On the small island of Raasay thirty-six men were called to fight for their country, leaving no one to work the mine. The mine was as good as shut down before it even started.
By 1916 the German submarine campaign was preventing iron ore getting to Britain from abroad. The government desperately needed iron and steel for the war effort. They took over the mine, with Baird & Co still running it as agents, and provided German Prisoners of War (PoWs) as the workforce for the mine.
Between 1911 and 1914 Baird & Co set up the mine on the south end of the island - the remains of which you can still walk around today.
When arriving on Raasay, from Skye, you step onto the pier built in 1912 by Robert McAlpine & Sons. The pier allowed the iron ore to be easily shipped to Skye and then on to the mainland. Traces of a dismantled tramway run north from the pier; once used to transport iron ore from the mines. The railway leads to the abandoned mines, at the edge of Raasay Forest.
Visiting Raasay Mines
The exact location of Raasay Mines is grid reference NG 555 364.
The best place to access the site is Inverarish. From here there is an official trail called the Miners' Trail. This visits some of Raasay's old iron ore buildings and follows the route of an old incline railway to Suisnish pier. The route is graded moderate and is 1 mile long. It takes approximately 45 minutes to walk.
All sites managed by Forestry and Land Scotland are open for you to explore. However, not all sites have paths or signage and some are a considerable distance from car parking. We recommend that visitors consult a detailed map and wear appropriate clothing.
Please follow the Scottish Outdoor Access Code and remember that historic sites should be treated with care and respect.
German Prisoners of War
When Baird & Co built the Inverarish Terraces and Cottages for their workforce in 1912 they could not have envisioned that they would be used to house German Prisoners of War (PoW).

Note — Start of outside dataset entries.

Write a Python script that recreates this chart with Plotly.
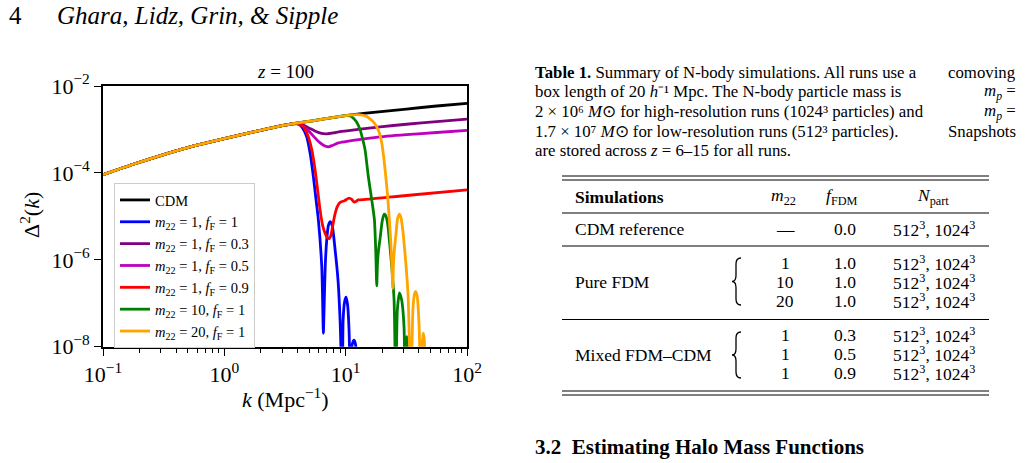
import plotly.graph_objects as go
import numpy as np

W, H = 1025, 463
FONT = "Liberation Serif"

# ---------------- data (log10 k [Mpc^-1], log10 Delta^2) ----------------
cdm_logk = [-1.0, -0.75, -0.5, -0.25, 0.0, 0.25, 0.5, 0.75, 1.0, 1.25, 1.5, 1.75, 2.0]
cdm_logd = [-4.04, -3.80, -3.58, -3.38, -3.21, -3.05, -2.90, -2.79, -2.68, -2.60, -2.53, -2.46, -2.40]

m1f1_logk = [-1.0, -0.75, -0.5, -0.25, 0.0, 0.25, 0.5, 0.60, 0.638, 0.679, 0.707, 0.734, 0.756, 0.775,
             0.803, 0.810, 0.816, 0.824, 0.832, 0.844, 0.857, 0.871, 0.888, 0.913, 0.937, 0.954, 0.972,
             0.979, 0.991, 1.003, 1.016, 1.028, 1.040, 1.053, 1.069, 1.082, 1.094]
m1f1_logd = [-4.04, -3.80, -3.58, -3.38, -3.21, -3.05, -2.90, -2.86, -2.94, -3.17, -3.55, -4.09, -4.62, -5.08,
             -6.16, -6.92, -7.69, -6.92, -6.12, -5.54, -5.22, -5.12, -5.20, -5.77, -6.47, -7.39, -9.0,
             -7.39, -6.97, -6.86, -7.04, -7.62, -9.0, -7.96, -7.85, -7.96, -9.0]

m1f03_logk = [-1.0, -0.75, -0.5, -0.25, 0.0, 0.25, 0.5, 0.60, 0.65, 0.70, 0.75, 0.80, 0.844, 0.90,
              0.954, 1.10, 1.284, 1.5, 1.75, 2.0]
m1f03_logd = [-4.04, -3.80, -3.58, -3.38, -3.21, -3.05, -2.90, -2.86, -2.90, -2.97, -3.04, -3.09, -3.10, -3.08,
              -3.05, -3.00, -2.94, -2.88, -2.82, -2.76]

m1f05_logk = [-1.0, -0.75, -0.5, -0.25, 0.0, 0.25, 0.5, 0.60, 0.65, 0.70, 0.75, 0.79, 0.83, 0.857, 0.89,
              0.94, 1.0, 1.09, 1.25, 1.5, 1.75, 2.0]
m1f05_logd = [-4.04, -3.80, -3.58, -3.38, -3.21, -3.05, -2.90, -2.87, -2.93, -3.05, -3.20, -3.31, -3.38, -3.40, -3.37,
              -3.31, -3.28, -3.24, -3.18, -3.12, -3.07, -3.02]

m1f09_logk = [-1.0, -0.75, -0.5, -0.25, 0.0, 0.25, 0.5, 0.60, 0.651, 0.692, 0.721, 0.748, 0.767, 0.789, 0.811,
              0.835, 0.852, 0.866, 0.880, 0.893, 0.912, 0.930, 0.954, 0.990, 1.028, 1.050, 1.069, 1.085,
              1.102, 1.119, 1.5, 2.0]
m1f09_logd = [-4.04, -3.80, -3.58, -3.38, -3.21, -3.05, -2.90, -2.86, -2.94, -3.17, -3.47, -3.93, -4.35, -4.85, -5.22,
              -5.42, -5.50, -5.51, -5.42, -5.22, -4.95, -4.78, -4.68, -4.64, -4.58, -4.61, -4.67, -4.66,
              -4.62, -4.62, -4.52, -4.39]

m10f1_logk = [-1.0, -0.75, -0.5, -0.25, 0.0, 0.25, 0.5, 0.75, 1.0, 1.04, 1.064, 1.09, 1.119, 1.140, 1.160,
              1.187, 1.215, 1.237, 1.248, 1.256, 1.262, 1.270, 1.284, 1.300, 1.310, 1.319, 1.330, 1.342,
              1.352, 1.380, 1.399, 1.413, 1.426, 1.443, 1.462, 1.481, 1.490, 1.504, 1.517]
m10f1_logd = [-4.04, -3.80, -3.58, -3.38, -3.21, -3.05, -2.90, -2.79, -2.68, -2.69, -2.74, -2.83, -3.01, -3.22, -3.47,
              -4.09, -4.62, -5.08, -5.80, -6.60, -6.10, -5.80, -5.50, -5.13, -5.00, -4.95, -4.98, -5.10,
              -5.31, -6.16, -6.93, -9.0, -7.16, -6.76, -6.93, -7.54, -9.0, -7.77, -9.0]

m20f1_logk = [-1.0, -0.75, -0.5, -0.25, 0.0, 0.25, 0.5, 0.75, 1.0, 1.10, 1.174, 1.21, 1.235, 1.256, 1.28,
              1.298, 1.312, 1.325, 1.344, 1.360, 1.372, 1.382, 1.388, 1.394, 1.402, 1.415, 1.428, 1.443,
              1.455, 1.468, 1.495, 1.515, 1.537, 1.555, 1.568, 1.578, 1.590, 1.605, 1.619, 1.633, 1.640,
              1.648, 1.660]
m20f1_logd = [-4.04, -3.80, -3.58, -3.38, -3.21, -3.05, -2.90, -2.79, -2.68, -2.66, -2.70, -2.78, -2.85, -2.94, -3.10,
              -3.32, -3.60, -3.93, -4.47, -5.08, -5.60, -6.20, -6.66, -6.10, -5.75, -5.40, -5.05, -4.95,
              -5.02, -5.25, -6.05, -6.85, -9.0, -7.10, -6.78, -6.73, -6.85, -7.50, -9.0, -7.85, -7.69,
              -7.85, -9.0]

series = [
    ("CDM", "#000000", cdm_logk, cdm_logd),
    ("<i>m</i><sub>22</sub> = 1, <i>f</i><sub>F</sub> = 1", "#0000ff", m1f1_logk, m1f1_logd),
    ("<i>m</i><sub>22</sub> = 1, <i>f</i><sub>F</sub> = 0.3", "#800080", m1f03_logk, m1f03_logd),
    ("<i>m</i><sub>22</sub> = 1, <i>f</i><sub>F</sub> = 0.5", "#bf00bf", m1f05_logk, m1f05_logd),
    ("<i>m</i><sub>22</sub> = 1, <i>f</i><sub>F</sub> = 0.9", "#ff0000", m1f09_logk, m1f09_logd),
    ("<i>m</i><sub>22</sub> = 10, <i>f</i><sub>F</sub> = 1", "#008000", m10f1_logk, m10f1_logd),
    ("<i>m</i><sub>22</sub> = 20, <i>f</i><sub>F</sub> = 1", "#ffa500", m20f1_logk, m20f1_logd),
]

x_tickvals = [0.1, 1, 10, 100]
x_ticktext = ["10<sup>−1</sup>", "10<sup>0</sup>", "10<sup>1</sup>", "10<sup>2</sup>"]
y_tickvals = [1e-8, 1e-6, 1e-4, 1e-2]
y_ticktext = ["10<sup>−8</sup>", "10<sup>−6</sup>", "10<sup>−4</sup>", "10<sup>−2</sup>"]
x_minor = [m * 10.0 ** e for e in (-1, 0, 1) for m in range(2, 10)]

# ---------------- figure ----------------
def PX(x):
    return x / W

def PY(y):
    return 1 - y / H

fig = go.Figure()
for name, color, lk, ld in series:
    fig.add_trace(go.Scatter(
        x=np.power(10.0, lk), y=np.power(10.0, ld), mode="lines", name=name,
        line=dict(color=color, width=2.8, shape="spline", smoothing=0.6),
    ))

axis_common = dict(type="log", showgrid=False, zeroline=False, showline=True, mirror=True,
                   linecolor="black", linewidth=1.6, ticks="outside", tickcolor="black",
                   tickwidth=1.3, ticklen=7, automargin=False,
                   tickfont=dict(family=FONT, size=22, color="black"))

fig.update_layout(
    width=W, height=H, margin=dict(l=0, r=0, t=0, b=0, pad=0, autoexpand=False),
    paper_bgcolor="white", plot_bgcolor="white",
    xaxis=dict(domain=[PX(103), PX(467)], range=[-1, 2], tickmode="array",
               tickvals=x_tickvals, ticktext=x_ticktext,
               minor=dict(tickmode="array", tickvals=x_minor, ticks="outside", ticklen=4,
                          tickwidth=1, tickcolor="black", showgrid=False),
               **axis_common),
    yaxis=dict(domain=[PY(346.7), PY(86)], range=[-8, -2], tickmode="array",
               tickvals=y_tickvals, ticktext=y_ticktext, **axis_common),
    showlegend=True,
    legend=dict(x=PX(114), y=PY(183), xanchor="left", yanchor="top",
                bgcolor="rgba(255,255,255,0.85)", bordercolor="#cccccc", borderwidth=1,
                font=dict(family=FONT, size=14.5, color="black"), tracegroupgap=0),
)

ann = []
def text(x, y, s, size=17, xanchor="left", **kw):
    ann.append(dict(x=PX(x), y=PY(y), xref="paper", yref="paper", text=s, showarrow=False,
                    xanchor=xanchor, yanchor="middle",
                    font=dict(family=FONT, size=size, color="black"), **kw))

# page header
text(7, 16, "4", size=25)
text(55, 16, "<i>Ghara, Lidz, Grin, &amp; Sipple</i>", size=25)

# plot texts
text(285, 71, "<i>z</i> = 100", size=19, xanchor="center")
text(285, 398, "<i>k</i> (Mpc<sup>−1</sup>)", size=22, xanchor="center")
ann.append(dict(x=PX(30), y=PY(215), xref="paper", yref="paper", text="Δ<sup>2</sup>(<i>k</i>)",
                showarrow=False, textangle=-90, xanchor="center", yanchor="middle",
                font=dict(family=FONT, size=22, color="black")))

# caption (approximately justified)
CS = 16.8
cap_left = [
    "<b>Table 1.</b> Summary of N-body simulations. All runs use a",
    "box length of 20 <i>h</i>⁻¹ Mpc. The N-body particle mass is",
    "2 × 10⁶ <i>M</i>⊙ for high-resolution runs (1024³ particles) and",
    "1.7 × 10⁷ <i>M</i>⊙ for low-resolution runs (512³ particles).",
    "are stored across <i>z</i> = 6–15 for all runs.",
]
cap_right = ["comoving", "<i>m<sub>p</sub></i> =", "<i>m<sub>p</sub></i> =", "Snapshots", ""]
cap_y = [72.5, 91.5, 111.5, 131, 150.5]
for l, r, y in zip(cap_left, cap_right, cap_y):
    text(533, y, l, size=CS)
    if r:
        text(1018, y, r, size=CS, xanchor="right")

# table
shapes = []
def hline(y, w=1.0):
    shapes.append(dict(type="line", xref="paper", yref="paper", x0=PX(562), x1=PX(989),
                       y0=PY(y), y1=PY(y), line=dict(color="black", width=w)))
for y in (176, 180, 213, 246, 319.5, 391, 395):
    hline(y)

def brace(xr, yt, yb):
    ym = (yt + yb) / 2
    xm = xr - 5
    xt = xr - 9
    pts = [(xr, yt), (xm, yt), (xm, yt + 6), (xm, ym - 6), (xm, ym), (xt, ym), (xm, ym), (xm, ym + 6),
           (xm, yb - 6), (xm, yb), (xr, yb)]
    p = lambda q: f"{PX(q[0])},{PY(q[1])}"
    path = (f"M {p(pts[0])} Q {p(pts[1])} {p(pts[2])} L {p(pts[3])} Q {p(pts[4])} {p(pts[5])} "
            f"Q {p(pts[6])} {p(pts[7])} L {p(pts[8])} Q {p(pts[9])} {p(pts[10])}")
    shapes.append(dict(type="path", xref="paper", yref="paper", path=path,
                       line=dict(color="black", width=1.3)))
brace(741, 258, 305)
brace(741, 332, 378)

TS = 17.5
text(573, 197, "<b>Simulations</b>", size=TS)
text(783, 197, "<i>m</i><sub>22</sub>", size=TS, xanchor="center")
text(842, 197, "<i>f</i><sub>FDM</sub>", size=TS, xanchor="center")
text(933, 197, "<i>N</i><sub>part</sub>", size=TS, xanchor="center")

text(573, 229, "CDM reference", size=TS)
text(573, 281.5, "Pure FDM", size=TS)
text(573, 355, "Mixed FDM–CDM", size=TS)

rows_m22 = ["—", "1", "10", "20", "1", "1", "1"]
rows_f = ["0.0", "1.0", "1.0", "1.0", "0.3", "0.5", "0.9"]
rows_y = [229, 263, 281.5, 300.5, 334.5, 353.5, 372.5]
npart = "512<sup>3</sup>, 1024<sup>3</sup>"
for m, f, y in zip(rows_m22, rows_f, rows_y):
    text(785, y, m, size=TS, xanchor="center")
    text(845, y, f, size=TS, xanchor="center")
    text(934, y, npart, size=TS, xanchor="center")

text(533, 447, "<b>3.2  Estimating Halo Mass Functions</b>", size=21)

fig.update_layout(annotations=ann, shapes=shapes)
fig.write_html("out.html")
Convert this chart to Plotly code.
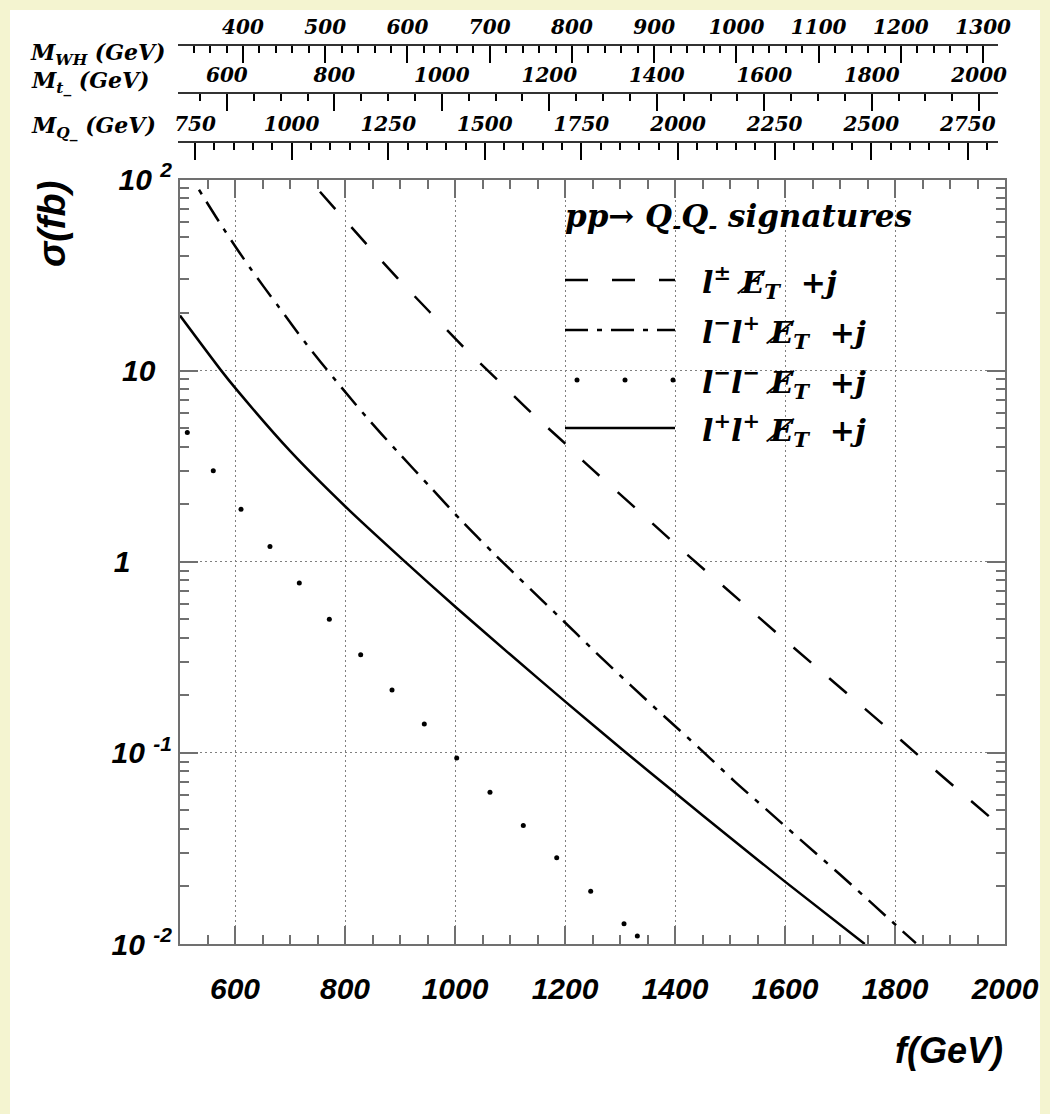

Inverarish Terraces were adapted to be a prison by enclosing them in barbed wire fencing. The army officers, led by Captain K. G. MacLeod and charged with guarding the prisoners, stayed at Inverarish Cottages.
Despite the war, relationships between the PoWs and the islanders were good. Dr Sorley MacLean, renowned Gaelic writer, recalls a PoW inviting him, as a young lad, on a trip on the farm cart.
The PoWs were given small rations, so islanders and workers provided them with a little extra. Alex Fisher would sneak in an extra "piece", (a sandwich), each day to give to a PoW. Many PoWs made wooden toys for the local children.
The head mining engineer, David Munro, was highly respected by the islanders. He was given a gift of a beautifully made small table, inlaid with hardwood, by the PoWs, suggesting that they had a similar opinion.
Munro's daughter remembers concerts at their house, where a talented PoW would play the violin.
Stories of escapes are few and none were successful. Sadly just as the war ended several of the PoWs died of illness and are buried on the island.